Personal foodways
It’s about time I opened my book of secrets. Yes, I have a book of secrets. The reason I haven’t mentioned it much is because, like all the best books of secrets, I had temporarily mislaid it. For at least two years I temporarily mislaid it. How this happened in a two bedroom unit is obviously related to it being a book of secrets and not a normal volume at all.
It chronicles some of the major developments in my own personal foodways and was what got me started in thinking that food is part of our history and is not just comprised of nutrition and taste and texture (or poor nutrition, bad taste and odd texture – so much depend son the cook and the culture and the training of the palate). I started it in 1977 and I began adding family recipes and foodways when I left home in 1979. About 50% of my favourite recipes are in it, and another 45% in my brain. I use cookbooks for the other 5%. This means that this old diary is entirely crucial if anyone were to look at my foodways the way I have examined my father’s mother’s family’s.

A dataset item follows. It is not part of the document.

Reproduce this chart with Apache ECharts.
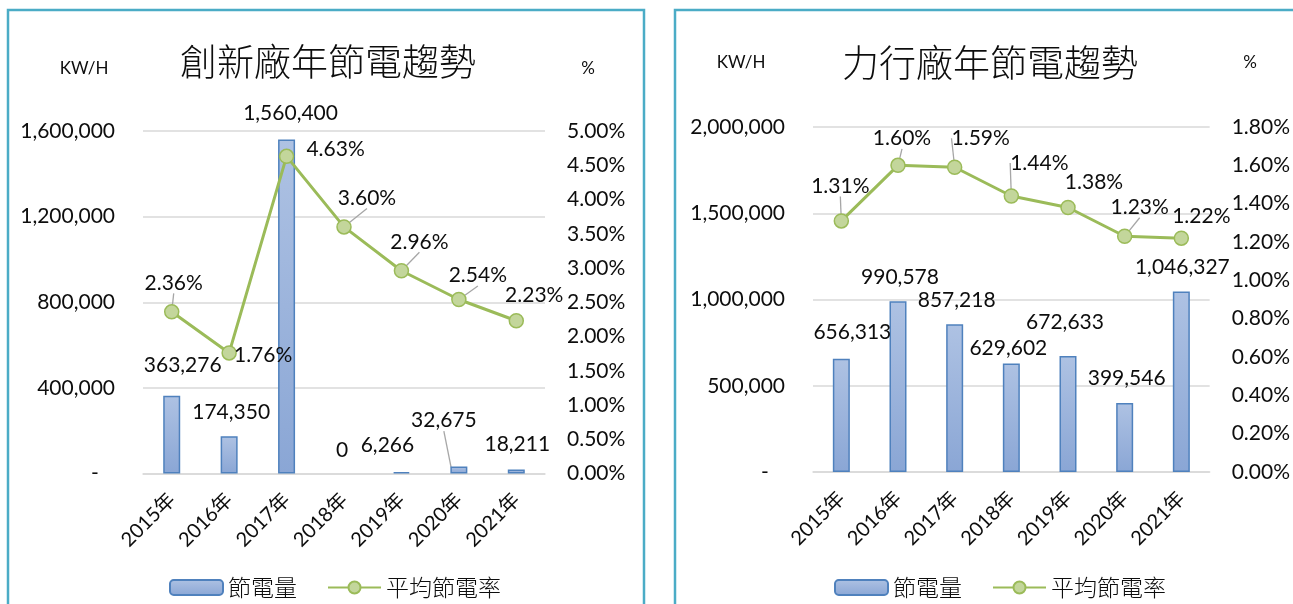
<!DOCTYPE html>
<html>
<head>
<meta charset="utf-8">
<script src="https://cdn.jsdelivr.net/npm/echarts@6/dist/echarts.min.js"></script>
<style>
  html, body { margin: 0; padding: 0; background: #fff; }
  #chart { width: 1293px; height: 604px; }
</style>
</head>
<body>
<div id="chart"></div>
<script>
// Years shared by both plants
const YEARS = ['2015年', '2016年', '2017年', '2018年', '2019年', '2020年', '2021年'];

// 創新廠: saved energy (KW/H) and average saving rate (%)
const A_SAVED = [363276, 174350, 1560400, 0, 6266, 32675, 18211];
const A_RATE = [2.36, 1.76, 4.63, 3.60, 2.96, 2.54, 2.23];

// 力行廠: saved energy (KW/H) and average saving rate (%)
const B_SAVED = [656313, 990578, 857218, 629602, 672633, 399546, 1046327];
const B_RATE = [1.31, 1.60, 1.59, 1.44, 1.38, 1.23, 1.22];

// Axis ranges
const A_KWH_MAX = 1600000, A_KWH_STEP = 400000;
const A_PCT_MAX = 5, A_PCT_STEP = 0.5;
const B_KWH_MAX = 2000000, B_KWH_STEP = 500000;
const B_PCT_MAX = 1.8, B_PCT_STEP = 0.2;

// Data-label nudges [dx, dy] and which labels get a leader line
const A_BAR_SHIFT = [[11, -31], [2, -24], [4, -26], [-2, -23], [-14, -27], [-15, -46], [1, -25]];
const A_BAR_LEADER = [0, 0, 0, 0, 0, 1, 0];
const A_RATE_SHIFT = [[2, -29], [34, 2], [49, -7], [23, -29], [18, -29], [19, -24], [18, -26]];
const A_RATE_LEADER = [1, 0, 0, 1, 1, 1, 0];
const B_BAR_SHIFT = [[11, -27], [2, -24], [2, -24], [-3, -15], [-3, -34], [2, -25], [1, -24]];
const B_BAR_LEADER = [0, 0, 0, 0, 0, 0, 0];
const B_RATE_SHIFT = [[-1, -35], [4, -27], [26, -29], [28, -33], [26, -25], [15, -29], [20, -22]];
const B_RATE_LEADER = [1, 1, 1, 1, 0, 1, 0];

const NUM_FONT = 'Lato, "Noto Sans CJK TC", sans-serif';
const CJK_FONT = '"Noto Sans CJK TC", "Noto Sans CJK SC", sans-serif';
const INK = '#0d0d0d';
const GRID_LINE = '#d9d9d9';
const BAR_BORDER = '#4f81bd';
const LINE_GREEN = '#9bbb59';
const DOT_FILL = '#c3d69b';
const FRAME = '#4bacc6';

const fmtKwh = v => v === 0 ? '-\u00a0\u00a0\u00a0' : v.toLocaleString('en-US');
const fmtPct = v => Number(v).toFixed(2) + '%';

const barFill = new echarts.graphic.LinearGradient(0, 0, 0, 1, [
  { offset: 0, color: '#aec2e3' },
  { offset: 1, color: '#8aa6d5' }
]);

// Series items: a zero value draws no outline, only its label
function barItems(values, leaders) {
  return values.map((v, i) => {
    const item = { value: v, labelLine: { show: !!leaders[i] } };
    if (v === 0) item.itemStyle = { borderWidth: 0 };
    return item;
  });
}

function lineItems(values, leaders) {
  return values.map((v, i) => ({ value: v, labelLine: { show: !!leaders[i] } }));
}

function barSeries(name, xi, yi, values, shift, leaders) {
  return {
    name, type: 'bar', xAxisIndex: xi, yAxisIndex: yi,
    barWidth: 17,
    data: barItems(values, leaders),
    itemStyle: { color: barFill, borderColor: BAR_BORDER, borderWidth: 1.5 },
    label: {
      show: true, position: 'top', distance: 0,
      align: 'center', verticalAlign: 'middle',
      fontFamily: NUM_FONT, fontSize: 21, color: INK,
      formatter: p => p.value.toLocaleString('en-US')
    },
    labelLine: { show: true, lineStyle: { color: '#a6a6a6', width: 1.3 } },
    labelLayout: p => ({ dx: shift[p.dataIndex][0], dy: shift[p.dataIndex][1] }),
    z: 2
  };
}

function lineSeries(name, xi, yi, values, shift, leaders) {
  return {
    name, type: 'line', xAxisIndex: xi, yAxisIndex: yi,
    data: lineItems(values, leaders),
    symbol: 'circle', symbolSize: 14,
    lineStyle: { color: LINE_GREEN, width: 3 },
    itemStyle: { color: DOT_FILL, borderColor: LINE_GREEN, borderWidth: 1.5 },
    label: {
      show: true, position: 'inside',
      align: 'center', verticalAlign: 'middle',
      fontFamily: NUM_FONT, fontSize: 21, color: INK,
      textBorderWidth: 0,
      formatter: p => fmtPct(p.value)
    },
    labelLine: { show: true, lineStyle: { color: '#a6a6a6', width: 1.3 } },
    labelLayout: p => ({ dx: shift[p.dataIndex][0], dy: shift[p.dataIndex][1] }),
    z: 3
  };
}

function catAxis(gi) {
  return {
    type: 'category', gridIndex: gi, data: YEARS,
    axisLine: { show: true, lineStyle: { color: GRID_LINE, width: 1.5 } },
    axisTick: { show: false },
    axisLabel: { rotate: 45, margin: 23, fontFamily: NUM_FONT, fontSize: 20, color: INK }
  };
}

function kwhAxis(gi, max, step) {
  return {
    type: 'value', gridIndex: gi, position: 'left', min: 0, max, interval: step,
    axisLine: { show: false }, axisTick: { show: false },
    splitLine: { lineStyle: { color: GRID_LINE, width: 1.5 } },
    axisLabel: { margin: 28, fontFamily: NUM_FONT, fontSize: 21, color: INK, formatter: fmtKwh }
  };
}

function pctAxis(gi, max, step) {
  return {
    type: 'value', gridIndex: gi, position: 'right', min: 0, max, interval: step,
    axisLine: { show: false }, axisTick: { show: false }, splitLine: { show: false },
    axisLabel: { margin: 22, fontFamily: NUM_FONT, fontSize: 21, color: INK, formatter: fmtPct }
  };
}

function legendAt(left) {
  return {
    left, top: 571, orient: 'horizontal',
    itemWidth: 53, itemHeight: 15, itemGap: 30,
    data: ['節電量', '平均節電率'],
    textStyle: { fontFamily: CJK_FONT, fontSize: 23, fontWeight: 300, color: INK }
  };
}

function text(x, y, str, size, font, weight) {
  return {
    type: 'text', x, y,
    style: {
      text: str, font: (weight || 'normal') + ' ' + size + 'px ' + font,
      fill: INK, textAlign: 'center', textVerticalAlign: 'middle'
    }
  };
}

const chart = echarts.init(document.getElementById('chart'), null, { renderer: 'canvas' });

chart.setOption({
  animation: false,
  backgroundColor: '#fff',
  grid: [
    { left: 143, right: 748, top: 131, bottom: 130.5 },
    { left: 813, right: 83, top: 127, bottom: 132 }
  ],
  xAxis: [catAxis(0), catAxis(1)],
  yAxis: [
    kwhAxis(0, A_KWH_MAX, A_KWH_STEP),
    pctAxis(0, A_PCT_MAX, A_PCT_STEP),
    kwhAxis(1, B_KWH_MAX, B_KWH_STEP),
    pctAxis(1, B_PCT_MAX, B_PCT_STEP)
  ],
  legend: [legendAt(164), legendAt(829)],
  series: [
    barSeries('節電量', 0, 0, A_SAVED, A_BAR_SHIFT, A_BAR_LEADER),
    lineSeries('平均節電率', 0, 1, A_RATE, A_RATE_SHIFT, A_RATE_LEADER),
    barSeries('節電量', 1, 2, B_SAVED, B_BAR_SHIFT, B_BAR_LEADER),
    lineSeries('平均節電率', 1, 3, B_RATE, B_RATE_SHIFT, B_RATE_LEADER)
  ],
  graphic: [
    { type: 'rect', shape: { x: 8, y: 10, width: 636, height: 640 }, style: { fill: 'none', stroke: FRAME, lineWidth: 2.5 }, silent: true },
    { type: 'rect', shape: { x: 675, y: 10, width: 660, height: 640 }, style: { fill: 'none', stroke: FRAME, lineWidth: 2.5 }, silent: true },
    text(328, 62, '創新廠年節電趨勢', 37, CJK_FONT, 300),
    text(84, 69, 'KW/H', 17, NUM_FONT),
    text(588, 69, '%', 17, NUM_FONT),
    text(990, 63, '力行廠年節電趨勢', 37, CJK_FONT, 300),
    text(741, 63, 'KW/H', 17, NUM_FONT),
    text(1250, 63, '%', 17, NUM_FONT)
  ]
});
</script>
</body>
</html>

It’s also important because I didn’t start my scholarly interest with an historical approach. As I keep saying (because I like saying it), I am an historiographer by training, albeit one with some ethnography and archaeology and paleography and codicology. I care as much about how thoughts come together as what they give back to the reader from how they’re formulated as I care for the thoughts themselves. This means it’s important to me to know where a lot of little changes come from and how their expression changes. I always teach the development of how recipes are written to my students, which says something about how important it is to me.
To be consistent, it’s important that I share where I come from so you know my biases and also my favourite recipes (well, the ones I wasn’t sworn to deep secrecy on). I want to share how I read cookbooks and other texts with culinary information in as well as sharing the actual subjects I work with and my thoughts of the day.

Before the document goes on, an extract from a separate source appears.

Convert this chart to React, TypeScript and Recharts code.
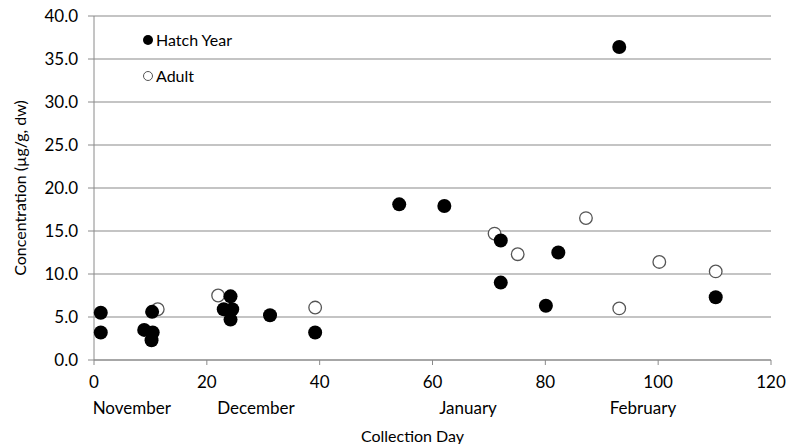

If I spent hours writing long blog posts on the theory, it would send you to sleep. This might be good if any of you suffer insomnia, but it’s a tad dull. Instead, for the next few days (excepting Saturday, because I’m playing with time on Saturday) I shall give you a selection of recipes from certain periods of my life, starting from 1978. You can think it through yourself if you want to and discover how things have changed for me since my teens. If you don’t want to do the thinking, then you can just cook some simply wonderful recipes. Does that sound fair?